A more fanciful image inspired by radiolarians is Queen Radiolaria by Morgainelefee on deviantart.
The wonderful and quixotic Hyperbolic Crochet Coral Reef ("a woolly celebration of the intersection of higher geometry and feminine handicraft, and a testimony to the disappearing wonders of the marine world") includes radiolarians!
Crochet radiolarian, made from mercerized cotton by Sarah Simons.
Quiltmaker and textile artist Jenny Bowker's portfolio of masterful quilts includes "Radiolarian Drift" (cotton homespun hand dyed in Procion dyes, raw silk as a background and wool batting).
The fascinating 3D forms of these creatures of course inspire sculptural and architectural works. Jessica Rosenkrantz of nervous system uses new technologies to reinterpret natural phenomena. The forms radiolarians are evident in a lot of the jewellery she has made (and their titles often indicate the species).
"Bamboo Cuff - sterling silver, lost wax casting from 3d-printed wax, Cell Cycle collection by Nervous System. Inspired by the microscopic glass skeletons of radiolarians."
Nigel Helyer created 'Radiolarians' a public artwork for the Lake MacQuarie City Gallery, installed in February 2011.
"The Radiolaria Project is a research and design project at the University of Kassel initiated by Christian Troche and Gregor Zimmermann. It aims to rethink architectural design and manufacturing techniques by exploring the filigree and beautiful skeletons of radiolarians, tiny marine organisms, with their striking hexagonal patterns. This concept is transfered to architectural scale and materialized it in a large scale interior installation by the intensive use of parametric modelling, scripting and CNC-fabrication techniques."
Images of the mesh and design from The Radiolaria Project. Be sure to check out the extensive website for the images and explanations of the evolution of the project (and the work of its participants).
Architect and designer Tomasz Starczewski and his studio produced DIATOM by analysing the siliceous skeletons of radiolarians, and extracting, the "logic of their structure and its application to creations of a new form." He created 3D computer models of a group of radiolarians (Lamprocyclas margatensis), modified the models and then used this to create objects with a 3D printer.

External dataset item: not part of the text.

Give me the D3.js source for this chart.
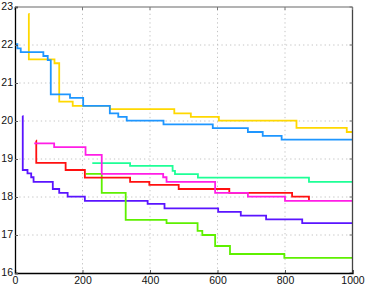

Taking the 3D printed radiolarian to an extreme scale, Andrea Morgante of Shiro Studio in collaboration with D-Shape produced the Radiolaria pavilion. The 3 m by 3 m by 3 m structure, printed on the world's largest 3D printer is in fact a mere scale model a final 8-metre tall pavilion being built in Pontedera, Italy (more info at de zeen magazine and images via Shiro Studio). Shiro Studio compares the construction of this model, with its deposition of mineral and siliceous material, in a series of very thin layers to the formation of radiolarian mineral and siliceous skeletons.